8 Tools Every Writer Needs

When I first started on this writing journey five years ago, I bought or borrowed every book, followed every blogger, and signed up for free trials of writing software and programs that were recommended.

I was equipped.

I was ready to tackle the ideas bursting in my head.

But the more I dug into the tool box I created, the more overwhelmed I became. There are hundreds of options available to the aspiring author. And hundreds of dollars could be spent on options that don’t necessarily work for YOU.

It wasn’t until after completing three or four novels, that I whittled down my pile to a handful of basic tools that worked for me.

There are important items to add to your toolbox other than what’s listed below. But much depends on the writing path you’ve chosen and which stage of the journey you’re traveling. You can’t go wrong with grammar software or taking courses specific to your genre or desired outcome. And definitely add some marketing and social media training in there when you’re ready.

Here are the eight tools in my basic writing toolbox.

What’s in Ann’s Writing Toolbox?

Craft Book

There are so many wonderful books out there, but whenever I start a new story – whether it be a romance, historical, or women’s fiction – my go-to book is THE STORY EQUATION by Susan May Warren.

This book approaches writing from the point of story. Every other book out there gives you tips or steps to follow structures, or to help you as a plotter, pantser, or plantser. The Story Equation asks one question, that helps you as a writer to dig deeper into your story, emerging with a fully developed character. Complete with the goals, motivations, and conflicts the hero or heroine will face. Once I’ve answered the question posed in The Story Equation, the novel practically writes itself.

Resource Books

The most invaluable set of books I’ve used during the drafting process is the Writers Helping Writers Thesaurus Collection. At any stage of the writing process, these books are close by. Looking for a way to describe someone being anxious without saying “he’s anxious?”. Grab the Emotions Thesaurus. Looking to give your hero or heroine an emotional wound that will affect the story you’ve set up for them? Grab the Emotional Wounds thesaurus.

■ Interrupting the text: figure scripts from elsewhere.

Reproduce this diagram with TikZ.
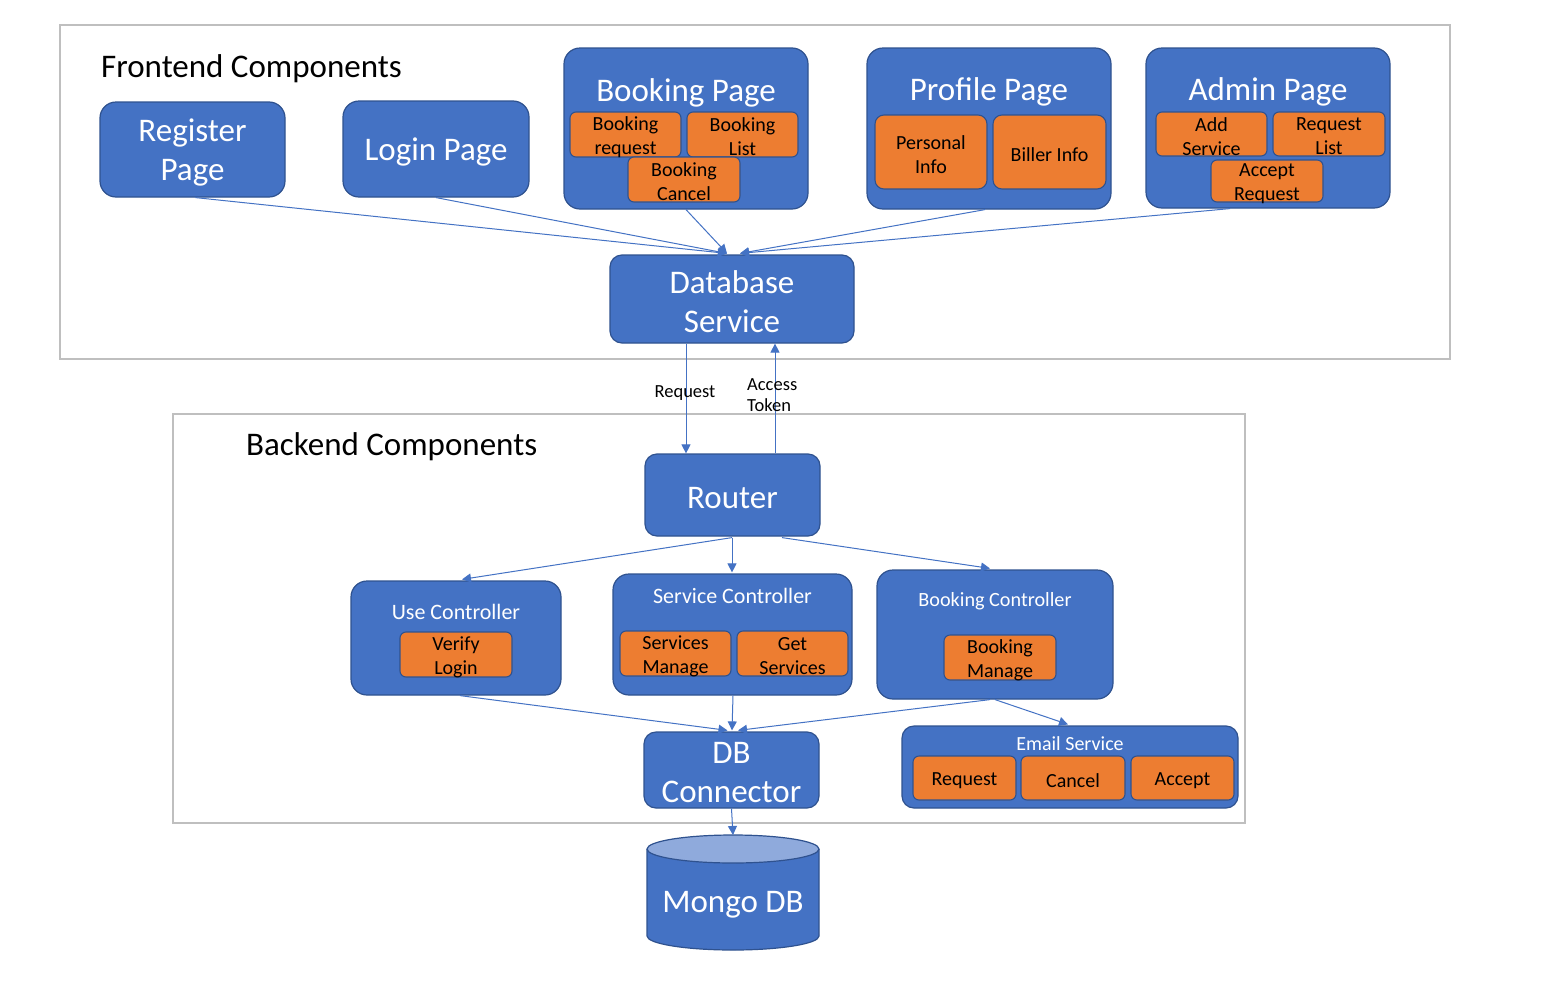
\documentclass[tikz,border=0pt]{standalone}
\usepackage{fontspec}
\setmainfont{Carlito}
\usetikzlibrary{arrows.meta,calc}
\definecolor{blueC}{HTML}{4472C4}
\definecolor{bordC}{HTML}{2F528F}
\definecolor{orangeC}{HTML}{ED7D31}
\definecolor{lightC}{HTML}{8FAADC}
\definecolor{frameC}{HTML}{BFBFBF}
\tikzset{
  bluebox/.style={draw=bordC, fill=blueC, line width=1.2pt, rounded corners=16pt, inner sep=0pt},
  btxt/.style={text=white, inner sep=0pt, align=center, yshift=-3pt, font=\fontsize{33}{39}\selectfont},
  orangebox/.style={draw=bordC, fill=orangeC, line width=1.1pt, rounded corners=6pt, inner sep=0pt},
  otxt/.style={text=black, inner sep=0pt, align=center, yshift=-2.5pt, font=\fontsize{20}{24}\selectfont},
  titletext/.style={text=white, inner sep=0pt, align=center},
  frame/.style={draw=frameC, line width=1.5pt},
  conn/.style={draw=blueC, line width=1pt, -{Triangle[length=9pt,width=9pt]}},
  lbl/.style={inner sep=0pt, align=left, font=\fontsize{18.5}{21}\selectfont},
}
\begin{document}
\begin{tikzpicture}[x=1pt,y=-1pt]
\useasboundingbox (0,0) rectangle (1566,988);
\fill[white] (0,0) rectangle (1566,988);
% frames
\draw[frame] (60,25) rectangle (1450,359);
\draw[frame] (173,414) rectangle (1245,823);
\node[anchor=west, inner sep=0pt, font=\fontsize{33}{38}\selectfont] (feT) at (101,69) {Frontend Components};
\node[anchor=west, inner sep=0pt, font=\fontsize{33}{38}\selectfont] (beT) at (246,447) {Backend Components};

% frontend boxes
\node[bluebox, minimum width=185pt, minimum height=95pt, label={[btxt]center:Register\\Page}] (reg) at (192.5,149.5) {};
\node[bluebox, minimum width=186pt, minimum height=96pt, label={[btxt]center:Login Page}] (login) at (436,149) {};

\node[bluebox, minimum width=244pt, minimum height=161pt] (book) at (686,128.5) {};
\node[titletext, font=\fontsize{33}{39}\selectfont] (bookT) at (686,92.5) {Booking Page};
\node[orangebox, minimum width=111pt, minimum height=45pt, label={[otxt]center:Booking\\request}] (breq) at (625.5,134.5) {};
\node[orangebox, minimum width=111pt, minimum height=45pt, label={[otxt]center:Booking\\List}] (blist) at (742.5,134.5) {};
\node[orangebox, minimum width=112pt, minimum height=45pt, label={[otxt]center:Booking\\Cancel}] (bcan) at (684,179.5) {};

\node[bluebox, minimum width=244pt, minimum height=161pt] (prof) at (989,128.5) {};
\node[titletext, font=\fontsize{33}{39}\selectfont] (profT) at (989,92) {Profile Page};
\node[orangebox, minimum width=112pt, minimum height=74pt, rounded corners=9pt, label={[otxt]center:Personal\\Info}] (pers) at (931,152) {};
\node[orangebox, minimum width=113pt, minimum height=74pt, rounded corners=9pt, label={[otxt]center:Biller Info}] (bill) at (1049.5,152) {};

\node[bluebox, minimum width=244pt, minimum height=160pt] (adm) at (1268,128) {};
\node[titletext, font=\fontsize{33}{39}\selectfont] (admT) at (1268,92) {Admin Page};
\node[orangebox, minimum width=111pt, minimum height=44pt, label={[otxt]center:Add\\Service}] (adds) at (1211.5,134) {};
\node[orangebox, minimum width=112pt, minimum height=44pt, label={[otxt]center:Request\\List}] (reql) at (1329,134) {};
\node[orangebox, minimum width=112pt, minimum height=42pt, label={[otxt]center:Accept\\Request}] (accr) at (1267,181) {};

\node[bluebox, minimum width=244pt, minimum height=88pt, rounded corners=12pt, label={[btxt]center:Database\\Service}] (dbs) at (732,299) {};

% frontend connectors
\coordinate (dbL) at ($(dbs.north)+(-5,-1)$);
\coordinate (dbR) at ($(dbs.north)+(8,-1)$);
\draw[conn] ($(reg.south)+(3,0)$) -- (dbL);
\draw[conn] (login.south) -- (dbL);
\draw[conn] (book.south) -- (dbL);
\draw[conn] ($(prof.south)+(-4,0)$) -- (dbR);
\draw[conn] ($(adm.south)+(-38,0)$) -- (dbR);

% backend boxes
\node[bluebox, minimum width=175pt, minimum height=82pt, rounded corners=12pt, label={[btxt]center:Router}] (router) at (732.5,495) {};

\node[bluebox, minimum width=210pt, minimum height=114pt] (usec) at (456,638) {};
\node[titletext, font=\fontsize{22}{25}\selectfont] (usecT) at (456,612) {Use Controller};
\node[orangebox, minimum width=112pt, minimum height=45pt, label={[otxt]center:Verify\\Login}] (verify) at (456,654.5) {};

\node[bluebox, minimum width=239pt, minimum height=121pt] (servc) at (732.5,634.5) {};
\node[titletext, font=\fontsize{22}{25}\selectfont] (servcT) at (732.5,596) {Service Controller};
\node[orangebox, minimum width=111pt, minimum height=45pt, label={[otxt]center:Services\\Manage}] (sm) at (675.5,653.5) {};
\node[orangebox, minimum width=111pt, minimum height=45pt, label={[otxt]center:Get\\Services}] (gs) at (792.5,653.5) {};

\node[bluebox, minimum width=236pt, minimum height=129pt] (bookc) at (995,634.5) {};
\node[titletext, font=\fontsize{20.2}{24}\selectfont] (bookcT) at (995,601.5) {Booking Controller};
\node[orangebox, minimum width=112pt, minimum height=45pt, label={[otxt]center:Booking\\Manage}] (bm) at (1000,657.5) {};

\node[bluebox, minimum width=175pt, minimum height=76pt, rounded corners=12pt, label={[btxt]center:DB\\Connector}] (dbc) at (731.5,770) {};

\node[bluebox, minimum width=336pt, minimum height=82pt, rounded corners=12pt] (email) at (1070,767) {};
\node[titletext, font=\fontsize{20}{24}\selectfont] (emailT) at (1070,744) {Email Service};
\node[orangebox, minimum width=103pt, minimum height=44pt, label={[otxt]center:Request}] (er) at (964.5,778) {};
\node[orangebox, minimum width=104pt, minimum height=44pt, label={[otxt]center:Cancel}] (ec) at (1073,778) {};
\node[orangebox, minimum width=103pt, minimum height=44pt, label={[otxt]center:Accept}] (ea) at (1182.5,778) {};

% Mongo DB cylinder
\coordinate (mtop) at (733,849);
\fill[blueC] (647,849) -- (647,936) arc[start angle=180, end angle=0, x radius=86, y radius=14] -- (819,849) -- cycle;
\draw[bordC, line width=1.2pt] (647,849) -- (647,936) arc[start angle=180, end angle=0, x radius=86, y radius=14] -- (819,849);
\draw[bordC, line width=1.2pt, fill=lightC] (mtop) ellipse[x radius=86, y radius=14];
\node[titletext, font=\fontsize{33}{39}\selectfont] (mongo) at (733,904.5) {Mongo DB};
\coordinate (mongoN) at (733,835);

% request / token
\draw[conn] ($(dbs.south)+(-46,0)$) -- ($(router.north)+(-46.5,0)$);
\draw[conn] ($(router.north)+(42.5,0)$) -- ($(dbs.south)+(43,0)$);
\node[lbl] (reqL) at (685,393) {Request};
\node[lbl, anchor=west] (tokL) at (747,395) {Access\\Token};

% backend connectors
\draw[conn] ($(router.south)+(-0.5,1)$) -- ($(usec.north)+(6,-1)$);
\draw[conn] ($(router.south)+(-0.5,1)$) -- ($(servc.north)+(-0.5,-1)$);
\draw[conn] ($(router.south)+(49.5,1)$) -- ($(bookc.north)+(-5,-1)$);
\draw[conn] ($(usec.south)+(4,0)$) -- ($(dbc.north)+(-4,-1)$);
\draw[conn] ($(servc.south)+(0.5,0)$) -- ($(dbc.north)+(0.5,-1)$);
\draw[conn] ($(bookc.south)+(-5,0)$) -- ($(dbc.north)+(6.5,-1)$);
\draw[conn] ($(bookc.south)+(0,0)$) -- ($(email.north)+(-2,-1)$);
\draw[conn] (dbc.south) -- (mongoN);
\end{tikzpicture}
\end{document}
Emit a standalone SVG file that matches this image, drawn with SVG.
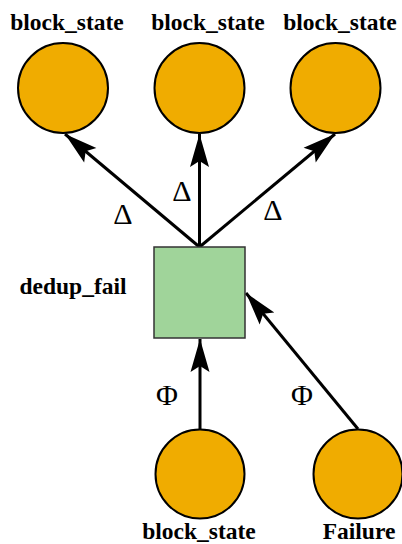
<svg xmlns="http://www.w3.org/2000/svg" width="402" height="544" viewBox="0 0 402 544">
<style>
.st{fill:#f0ac00;stroke:#000;stroke-width:2}
.lbl{font-family:'Liberation Serif','Times New Roman',Times,serif;font-weight:700;font-size:23.5px;fill:#000;text-anchor:middle}
.sym{font-family:'Liberation Serif','Times New Roman',Times,serif;font-size:30px;fill:#000;text-anchor:middle}
.e{stroke:#000;stroke-width:3;fill:none;marker-end:url(#ah)}
</style>
<defs>
<marker id="ah" markerUnits="userSpaceOnUse" markerWidth="40" markerHeight="24" viewBox="-34 -12 36 24" refX="0" refY="0" orient="auto">
<path d="M0,0 L-33,-9.5 L-27,0 L-33,9.5 Z" fill="#000"/>
</marker>
</defs>
<rect width="402" height="544" fill="#fff"/>
<g id="edges">
<line class="e" x1="199.5" y1="247" x2="65" y2="134"/>
<line class="e" x1="199.5" y1="247" x2="199.5" y2="134"/>
<line class="e" x1="199.5" y1="247" x2="335" y2="134"/>
<line class="e" x1="200" y1="429" x2="200" y2="339"/>
<line class="e" x1="358" y1="429" x2="246" y2="293"/>
<text class="sym" x="123" y="224">Δ</text>
<text class="sym" x="182" y="201">Δ</text>
<text class="sym" x="273" y="220">Δ</text>
<text class="sym" x="167" y="405">Φ</text>
<text class="sym" x="302" y="405">Φ</text>
</g>
<g id="bs1">
<circle class="st" cx="63" cy="88" r="45"/>
<text class="lbl" x="67" y="30">block_state</text>
</g>
<g id="bs2">
<circle class="st" cx="199.5" cy="88" r="45"/>
<text class="lbl" x="208" y="30">block_state</text>
</g>
<g id="bs3">
<circle class="st" cx="335.5" cy="88" r="45"/>
<text class="lbl" x="340" y="30">block_state</text>
</g>
<g id="dedup_fail">
<rect x="154" y="247" width="91" height="91" fill="#a0d49a" stroke="#333" stroke-width="1.5"/>
<text class="lbl" x="73" y="294">dedup_fail</text>
</g>
<g id="bs4">
<circle class="st" cx="200" cy="474" r="44.5"/>
<text class="lbl" x="199" y="539">block_state</text>
</g>
<g id="failure">
<circle class="st" cx="358" cy="474" r="44.5"/>
<text class="lbl" x="359" y="539">Failure</text>
</g>
</svg>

Non-Fiction Book about Writing

STORY GENIUS by Lisa Cron will change the way you write. Honestly, this woman has done a ton of research, has the industry credentials to be credible and debunks practically everything taught in writing classes. And how does she do it? Using science! Brain science to be exact.

If there’s only one book about writing you’ll ever read, it should be this one.

Writing Blog

As an inspirational writer (targeting the Christian market), I look for resources that are slanted toward that world view. SEEKERVILLE, though no longer active, was such a resource for me. They’ve left the site active so that authors can dig into the archives. And I highly recommend searching the site.

If you’re on the self-publishing/marketing path, I recommend checking out blogger David Gaughgran.

Writing Course

I’ve taken a lot of courses over the years, spent as little as $15USD to $300USD. And by far, the most valuable course I’ve taken, isn’t one course. It’s a membership to a database of courses. These courses are from a Christian world view, but there’s much to be gleaned from this database if you’re writing clean fiction. Topics cover everything from basic techniques to establishing an author career. It’s a one-stop shop for writers of Christian/clean novels. NOVEL ACADEMY is the baby of Susan May Warren. The price tag is steep (especially with Canadian exchange) but OH.SO.WORTH.IT.

Writing Software

It’s a steep learning curve, but I don’t want to write another novel in another word processor again. SCRIVENER is my writing software of choice (though there’s another software that’s up and coming that will eventually give Scrivener a run for it’s money – I use that software too, by the way). Scrivener is everything packed together so you don’t have to go scrambling through your computer files or search online for that webpage you quoted. You can import files, webpages, photos, notes, PDFs and store them in the same folder as your story text. It’s a big filing cabinet that easily allows you to move files, scenes and chapters around with just one click (or slide) of your mouse.

The best part? It doesn’t cost a week of groceries to purchase.

Writing Partner

This one took a while to find. After joining several different critique groups in various places, this relationship came from a completely different avenue. I’m so thankful for Laurie as I know we can shoot ideas off one another whenever. We encourage each other to go the extra mile. We tell each other when the writing isn’t working or if we’re doing something well.

Keep your eyes open. You may be surprised who steps in to walk this writing journey with you.

And the final item…

My last tool in my toolbox is membership to writing groups that are aligned with my genres. This tool gives me a community that knows my craft. I am a member of several writing groups which focus on different aspects of my brand. This tool has changed over time and I won’t recommend one group over another since each group has shaped the writer I am. And I’m grateful for the relationships I’ve established within each group.

Find your community. You don’t want to miss this essential item.

What tools do you have in your writer toolbox?